Un drame horrifique fort avec une ambiance travaillée sur une thématique post MeToo mais qui manque parfois de subtilité aussi bien sur la forme que sur le fond
She Will (2021)
Réalisé par Charlotte Colbert
Ecrit par Kitty Percy et Charlotte Colbert
Avec Alice Krige, Kota Eberhardt, Malcolm McDowell, Rupert Everett,…
Direction de la photographie : Jamie Ramsay / Production design : Laura Ellis Cricks / Montage : Mátyás Fekete et Yorgos Mavropsaridis / Musique : Clint Mansell
Produit par Bob Last et Jessica Malik
Drame / Horreur
95mn
UK
Opérée d’une double mastectomie, une ancienne star de cinéma Veronica Ghent (Alice Krige) décide de se réfugier le plus loin possible des médias, d’autant que le réalisateur Eric Hathbourne (Malcolm McDowell) est en train de préparer un remake de son premier film, culte, qu’elle a tourné avec lui alors qu’elle était encore mineure. Accompagnée par une aide soignante, Desi (Kota Eberhardt), elle a réservé une retraite solitaire au fin fond des Highlands. Mais arrivée sur place, elle se rend compte qu’il y a d’autres pensionnaires. Ancienne terre de sorcellerie et de mines à charbon, la terre noire y a la réputation d’être un mélange de charbon et de cendres de toutes les femmes qu’on y a brulées. Veronica ne tarde pas à avoir des hallucinations mais aussi à ressentir un certain pouvoir.
« She Will » est le premier long de Charlotte Colbert, une franco-britannique passée par la London Film School. Elle s’ajoute à la longue liste de réalisatrices qui n’hésitent plus à aborder un genre qui était auparavant le monopole des hommes, et ça dès leur premier long métrage. Côté britannique, on pensera ces dernières années à Corinna Faith (« The Power« , 2021), Prano Bailey-Bond (« Censor« , 2021) ou encore Rose Glass (« Saint Maud« , 2019). Chacun de ces films est par ailleurs construit autour d’un personnage féminin.
Mais dans « She Will », ça a une signification d’autant plus forte que le film est centré sur la féminité. La perte d’abord (la double mastectomie), les blessures profondes (les maltraitances) voire l’annihilation pure et simple (la mise à mort des femmes accusées de sorcellerie). Puis la reconstruction par la vengeance mais aussi la maternité (la relation entre Veronica, une femme sans enfant, et Desi, une jeune femme sans mère).

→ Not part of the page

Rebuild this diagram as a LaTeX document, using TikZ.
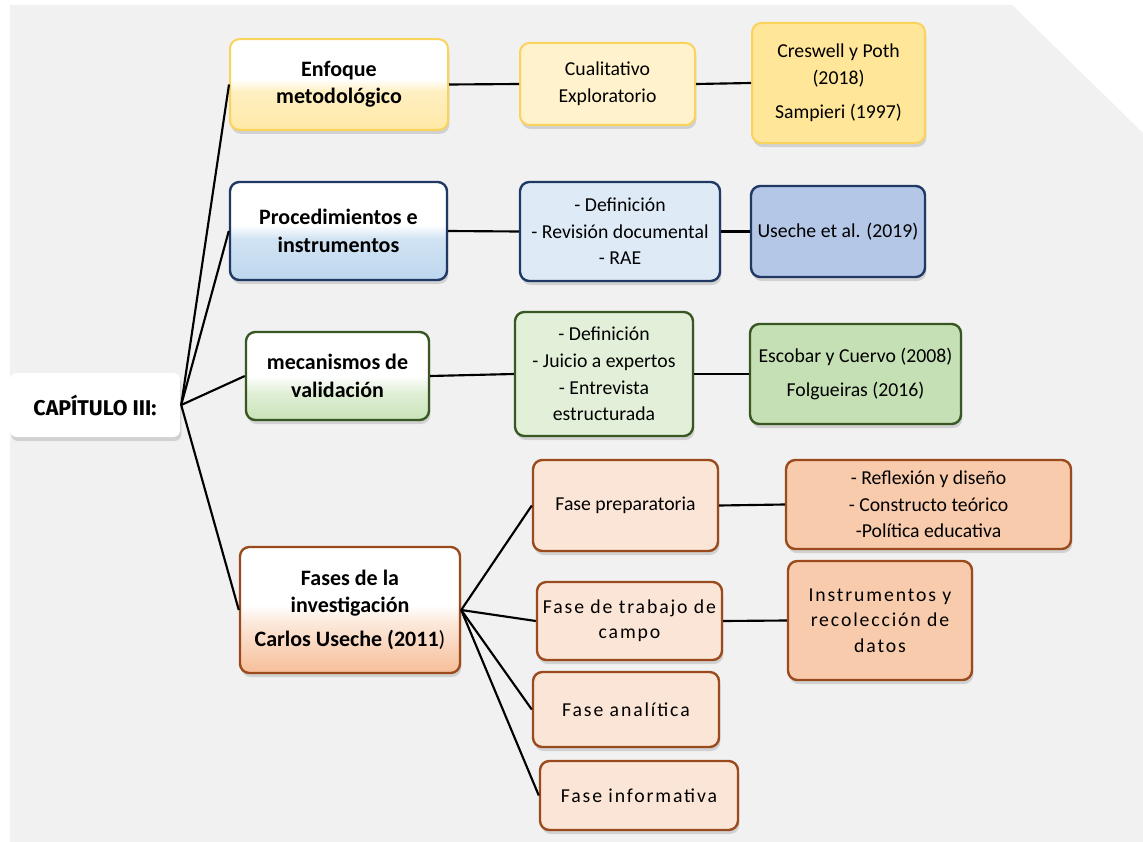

Charlotte Collbert livre un drame horrifique avec de grandes qualités. Les deux actrices principales (la sud africaine Alice Krige et l’Américaine Kota Eberhardt) font des merveilles dans leurs rôles respectifs. La photographie et l’ambiance sonore sont très travaillées. Et le film garde une cohérence de discours jusqu’au bout sur la masculinité toxique dans une perspective affirmée post MeToo. Mais le moins qu’on puisse dire c’est qu’il n’y va pas avec beaucoup de subtilité en matière de symbolique (comme « Men » d’Alex Garland, sorti l’année suivante, sur un sujet similaire). De même sur la forme avec une chouette musique mais (trop) omniprésente et des effets visuels (trop) appuyés. Ces deux aspects étant traités dans la tradition des codes du genre mais sans grande imagination, ni volonté de se distinguer.
Les personnages secondaires sont également un peu vides, voire caricaturaux (dans le cas du réalisateur joué par Malcolm McDowell et de l’artiste excentrique incarné par Rupert Everett). Les amateurs d’horreur seront par contre intéressés de savoir que le film a été adoubé par le maitre Italien Dario Argento (dont le nom apparait en premier au générique sous la forme d’un « Dario Argento presents ») et qui officie en tant que producteur exécutif (un titre honorifique en matière de cinéma).
« She will » a obtenue le léopard d’or au festival du film de Locarno, et est sorti en salles dans plusieurs pays dont la Grande Bretagne, les USA et la France (le 20 novembre 2022). Il est allé actuellement disponible sur Amazon Prime Video où il est encore disponible à l’heure où j’écris ces lignes.